> PROBLEM: Each line below should be retyped exactly, with no pictures.

> INFORMATION SUPPLIED:
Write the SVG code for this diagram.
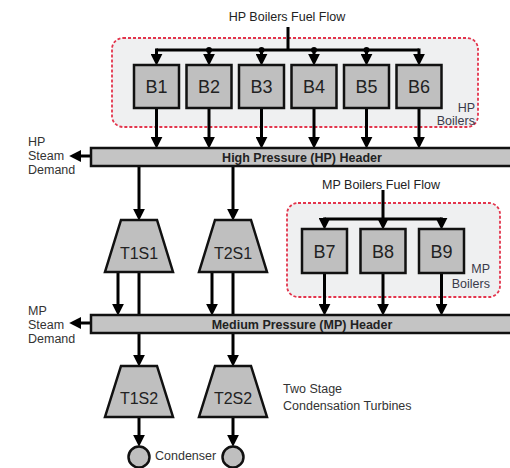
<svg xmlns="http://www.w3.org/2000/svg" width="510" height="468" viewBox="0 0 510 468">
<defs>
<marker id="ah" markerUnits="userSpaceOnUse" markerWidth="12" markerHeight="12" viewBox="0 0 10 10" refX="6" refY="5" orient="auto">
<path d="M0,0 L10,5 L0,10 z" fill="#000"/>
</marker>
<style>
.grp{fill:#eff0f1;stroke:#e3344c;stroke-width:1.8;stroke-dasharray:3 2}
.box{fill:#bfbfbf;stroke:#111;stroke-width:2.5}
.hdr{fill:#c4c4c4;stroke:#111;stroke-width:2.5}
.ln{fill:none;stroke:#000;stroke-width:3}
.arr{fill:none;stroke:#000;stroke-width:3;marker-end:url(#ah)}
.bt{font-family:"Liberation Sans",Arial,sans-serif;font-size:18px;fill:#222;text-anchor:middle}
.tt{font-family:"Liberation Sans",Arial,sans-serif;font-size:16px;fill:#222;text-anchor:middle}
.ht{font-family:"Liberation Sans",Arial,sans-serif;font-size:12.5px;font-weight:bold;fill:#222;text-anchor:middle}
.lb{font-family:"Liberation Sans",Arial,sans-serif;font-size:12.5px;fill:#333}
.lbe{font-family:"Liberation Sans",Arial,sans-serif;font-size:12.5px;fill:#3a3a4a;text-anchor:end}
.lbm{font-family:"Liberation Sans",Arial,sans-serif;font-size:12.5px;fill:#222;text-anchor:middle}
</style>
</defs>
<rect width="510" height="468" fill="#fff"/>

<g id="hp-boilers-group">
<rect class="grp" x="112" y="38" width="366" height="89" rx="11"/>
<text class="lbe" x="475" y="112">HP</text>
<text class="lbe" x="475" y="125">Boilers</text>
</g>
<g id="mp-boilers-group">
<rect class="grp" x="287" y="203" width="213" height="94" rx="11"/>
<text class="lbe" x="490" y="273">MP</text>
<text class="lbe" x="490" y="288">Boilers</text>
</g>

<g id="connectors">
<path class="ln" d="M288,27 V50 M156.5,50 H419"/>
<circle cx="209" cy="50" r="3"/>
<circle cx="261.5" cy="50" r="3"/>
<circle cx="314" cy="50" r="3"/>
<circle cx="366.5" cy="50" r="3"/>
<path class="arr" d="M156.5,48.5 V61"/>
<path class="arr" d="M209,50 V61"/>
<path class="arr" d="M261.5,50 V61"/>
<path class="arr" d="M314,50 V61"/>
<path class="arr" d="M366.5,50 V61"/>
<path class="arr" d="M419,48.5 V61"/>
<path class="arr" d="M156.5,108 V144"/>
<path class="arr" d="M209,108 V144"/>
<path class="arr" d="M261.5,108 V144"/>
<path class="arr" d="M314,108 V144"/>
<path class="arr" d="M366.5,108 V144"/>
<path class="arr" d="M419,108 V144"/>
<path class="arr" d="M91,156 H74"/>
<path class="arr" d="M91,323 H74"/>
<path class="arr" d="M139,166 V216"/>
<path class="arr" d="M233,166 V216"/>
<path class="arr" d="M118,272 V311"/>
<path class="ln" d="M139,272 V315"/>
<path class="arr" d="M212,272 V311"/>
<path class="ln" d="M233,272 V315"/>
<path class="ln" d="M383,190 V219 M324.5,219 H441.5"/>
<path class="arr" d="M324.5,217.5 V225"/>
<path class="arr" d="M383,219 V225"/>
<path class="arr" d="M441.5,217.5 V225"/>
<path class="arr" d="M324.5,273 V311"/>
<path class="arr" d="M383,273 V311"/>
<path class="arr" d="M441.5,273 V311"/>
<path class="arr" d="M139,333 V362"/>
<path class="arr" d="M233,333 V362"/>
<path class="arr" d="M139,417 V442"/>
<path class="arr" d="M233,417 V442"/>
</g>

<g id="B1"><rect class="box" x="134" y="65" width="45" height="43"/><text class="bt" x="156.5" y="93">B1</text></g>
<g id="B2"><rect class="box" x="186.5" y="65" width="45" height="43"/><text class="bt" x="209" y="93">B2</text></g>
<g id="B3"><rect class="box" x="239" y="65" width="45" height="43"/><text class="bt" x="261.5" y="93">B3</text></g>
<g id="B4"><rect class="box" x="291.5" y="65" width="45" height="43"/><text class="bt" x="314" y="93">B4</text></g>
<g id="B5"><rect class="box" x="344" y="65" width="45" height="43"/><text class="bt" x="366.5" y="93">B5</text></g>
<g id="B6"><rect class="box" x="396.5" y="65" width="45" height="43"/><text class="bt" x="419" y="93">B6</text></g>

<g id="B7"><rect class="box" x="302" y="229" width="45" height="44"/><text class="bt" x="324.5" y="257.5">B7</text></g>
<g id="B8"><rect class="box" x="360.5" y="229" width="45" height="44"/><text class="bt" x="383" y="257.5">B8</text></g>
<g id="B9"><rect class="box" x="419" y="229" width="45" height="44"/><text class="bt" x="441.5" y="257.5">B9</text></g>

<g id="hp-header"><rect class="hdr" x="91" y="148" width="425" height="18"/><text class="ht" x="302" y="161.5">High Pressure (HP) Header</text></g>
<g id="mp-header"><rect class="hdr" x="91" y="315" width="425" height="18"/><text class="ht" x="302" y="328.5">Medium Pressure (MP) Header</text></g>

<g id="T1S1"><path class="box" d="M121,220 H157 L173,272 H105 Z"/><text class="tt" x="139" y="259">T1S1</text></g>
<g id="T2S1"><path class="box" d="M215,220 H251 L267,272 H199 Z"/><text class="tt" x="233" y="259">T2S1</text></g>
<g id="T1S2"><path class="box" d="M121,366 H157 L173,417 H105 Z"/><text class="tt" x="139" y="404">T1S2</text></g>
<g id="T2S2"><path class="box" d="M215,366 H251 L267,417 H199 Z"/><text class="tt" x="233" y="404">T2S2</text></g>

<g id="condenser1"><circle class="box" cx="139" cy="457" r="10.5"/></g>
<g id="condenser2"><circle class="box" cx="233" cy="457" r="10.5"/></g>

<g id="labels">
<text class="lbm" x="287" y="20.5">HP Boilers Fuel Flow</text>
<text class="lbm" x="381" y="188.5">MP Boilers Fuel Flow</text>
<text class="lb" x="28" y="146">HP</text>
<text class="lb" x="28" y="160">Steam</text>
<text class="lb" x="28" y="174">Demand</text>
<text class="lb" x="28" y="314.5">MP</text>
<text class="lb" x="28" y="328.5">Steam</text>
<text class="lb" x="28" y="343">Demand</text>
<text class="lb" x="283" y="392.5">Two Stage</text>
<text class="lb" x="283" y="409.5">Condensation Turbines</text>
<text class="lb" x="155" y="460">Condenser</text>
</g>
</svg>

> CORRECT RESPONSE:
Write the SVG code for this diagram.
<svg xmlns="http://www.w3.org/2000/svg" width="510" height="468" viewBox="0 0 510 468">
<defs>
<marker id="ah" markerUnits="userSpaceOnUse" markerWidth="12" markerHeight="12" viewBox="0 0 10 10" refX="6" refY="5" orient="auto">
<path d="M0,0 L10,5 L0,10 z" fill="#000"/>
</marker>
<style>
.grp{fill:#eff0f1;stroke:#e3344c;stroke-width:1.8;stroke-dasharray:3 2}
.box{fill:#bfbfbf;stroke:#111;stroke-width:2.5}
.hdr{fill:#c4c4c4;stroke:#111;stroke-width:2.5}
.ln{fill:none;stroke:#000;stroke-width:3}
.arr{fill:none;stroke:#000;stroke-width:3;marker-end:url(#ah)}
.bt{font-family:"Liberation Sans",Arial,sans-serif;font-size:18px;fill:#222;text-anchor:middle}
.tt{font-family:"Liberation Sans",Arial,sans-serif;font-size:16px;fill:#222;text-anchor:middle}
.ht{font-family:"Liberation Sans",Arial,sans-serif;font-size:12.5px;font-weight:bold;fill:#222;text-anchor:middle}
.lb{font-family:"Liberation Sans",Arial,sans-serif;font-size:12.5px;fill:#333}
.lbe{font-family:"Liberation Sans",Arial,sans-serif;font-size:12.5px;fill:#3a3a4a;text-anchor:end}
.lbm{font-family:"Liberation Sans",Arial,sans-serif;font-size:12.5px;fill:#222;text-anchor:middle}
</style>
</defs>
<rect width="510" height="468" fill="#fff"/>

<g id="hp-boilers-group">
<rect class="grp" x="112" y="38" width="366" height="89" rx="11"/>
<text class="lbe" x="475" y="112">HP</text>
<text class="lbe" x="475" y="125">Boilers</text>
</g>
<g id="mp-boilers-group">
<rect class="grp" x="287" y="203" width="213" height="94" rx="11"/>
<text class="lbe" x="490" y="273">MP</text>
<text class="lbe" x="490" y="288">Boilers</text>
</g>

<g id="connectors">
<path class="ln" d="M288,27 V50 M156.5,50 H419"/>
<circle cx="209" cy="50" r="3"/>
<circle cx="261.5" cy="50" r="3"/>
<circle cx="314" cy="50" r="3"/>
<circle cx="366.5" cy="50" r="3"/>
<path class="arr" d="M156.5,48.5 V61"/>
<path class="arr" d="M209,50 V61"/>
<path class="arr" d="M261.5,50 V61"/>
<path class="arr" d="M314,50 V61"/>
<path class="arr" d="M366.5,50 V61"/>
<path class="arr" d="M419,48.5 V61"/>
<path class="arr" d="M156.5,108 V144"/>
<path class="arr" d="M209,108 V144"/>
<path class="arr" d="M261.5,108 V144"/>
<path class="arr" d="M314,108 V144"/>
<path class="arr" d="M366.5,108 V144"/>
<path class="arr" d="M419,108 V144"/>
<path class="arr" d="M91,156 H74"/>
<path class="arr" d="M91,323 H74"/>
<path class="arr" d="M139,166 V216"/>
<path class="arr" d="M233,166 V216"/>
<path class="arr" d="M118,272 V311"/>
<path class="ln" d="M139,272 V315"/>
<path class="arr" d="M212,272 V311"/>
<path class="ln" d="M233,272 V315"/>
<path class="ln" d="M383,190 V219 M324.5,219 H441.5"/>
<path class="arr" d="M324.5,217.5 V225"/>
<path class="arr" d="M383,219 V225"/>
<path class="arr" d="M441.5,217.5 V225"/>
<path class="arr" d="M324.5,273 V311"/>
<path class="arr" d="M383,273 V311"/>
<path class="arr" d="M441.5,273 V311"/>
<path class="arr" d="M139,333 V362"/>
<path class="arr" d="M233,333 V362"/>
<path class="arr" d="M139,417 V442"/>
<path class="arr" d="M233,417 V442"/>
</g>

<g id="B1"><rect class="box" x="134" y="65" width="45" height="43"/><text class="bt" x="156.5" y="93">B1</text></g>
<g id="B2"><rect class="box" x="186.5" y="65" width="45" height="43"/><text class="bt" x="209" y="93">B2</text></g>
<g id="B3"><rect class="box" x="239" y="65" width="45" height="43"/><text class="bt" x="261.5" y="93">B3</text></g>
<g id="B4"><rect class="box" x="291.5" y="65" width="45" height="43"/><text class="bt" x="314" y="93">B4</text></g>
<g id="B5"><rect class="box" x="344" y="65" width="45" height="43"/><text class="bt" x="366.5" y="93">B5</text></g>
<g id="B6"><rect class="box" x="396.5" y="65" width="45" height="43"/><text class="bt" x="419" y="93">B6</text></g>

<g id="B7"><rect class="box" x="302" y="229" width="45" height="44"/><text class="bt" x="324.5" y="257.5">B7</text></g>
<g id="B8"><rect class="box" x="360.5" y="229" width="45" height="44"/><text class="bt" x="383" y="257.5">B8</text></g>
<g id="B9"><rect class="box" x="419" y="229" width="45" height="44"/><text class="bt" x="441.5" y="257.5">B9</text></g>

<g id="hp-header"><rect class="hdr" x="91" y="148" width="425" height="18"/><text class="ht" x="302" y="161.5">High Pressure (HP) Header</text></g>
<g id="mp-header"><rect class="hdr" x="91" y="315" width="425" height="18"/><text class="ht" x="302" y="328.5">Medium Pressure (MP) Header</text></g>

<g id="T1S1"><path class="box" d="M121,220 H157 L173,272 H105 Z"/><text class="tt" x="139" y="259">T1S1</text></g>
<g id="T2S1"><path class="box" d="M215,220 H251 L267,272 H199 Z"/><text class="tt" x="233" y="259">T2S1</text></g>
<g id="T1S2"><path class="box" d="M121,366 H157 L173,417 H105 Z"/><text class="tt" x="139" y="404">T1S2</text></g>
<g id="T2S2"><path class="box" d="M215,366 H251 L267,417 H199 Z"/><text class="tt" x="233" y="404">T2S2</text></g>

<g id="condenser1"><circle class="box" cx="139" cy="457" r="10.5"/></g>
<g id="condenser2"><circle class="box" cx="233" cy="457" r="10.5"/></g>

<g id="labels">
<text class="lbm" x="287" y="20.5">HP Boilers Fuel Flow</text>
<text class="lbm" x="381" y="188.5">MP Boilers Fuel Flow</text>
<text class="lb" x="28" y="146">HP</text>
<text class="lb" x="28" y="160">Steam</text>
<text class="lb" x="28" y="174">Demand</text>
<text class="lb" x="28" y="314.5">MP</text>
<text class="lb" x="28" y="328.5">Steam</text>
<text class="lb" x="28" y="343">Demand</text>
<text class="lb" x="283" y="392.5">Two Stage</text>
<text class="lb" x="283" y="409.5">Condensation Turbines</text>
<text class="lb" x="155" y="460">Condenser</text>
</g>
</svg>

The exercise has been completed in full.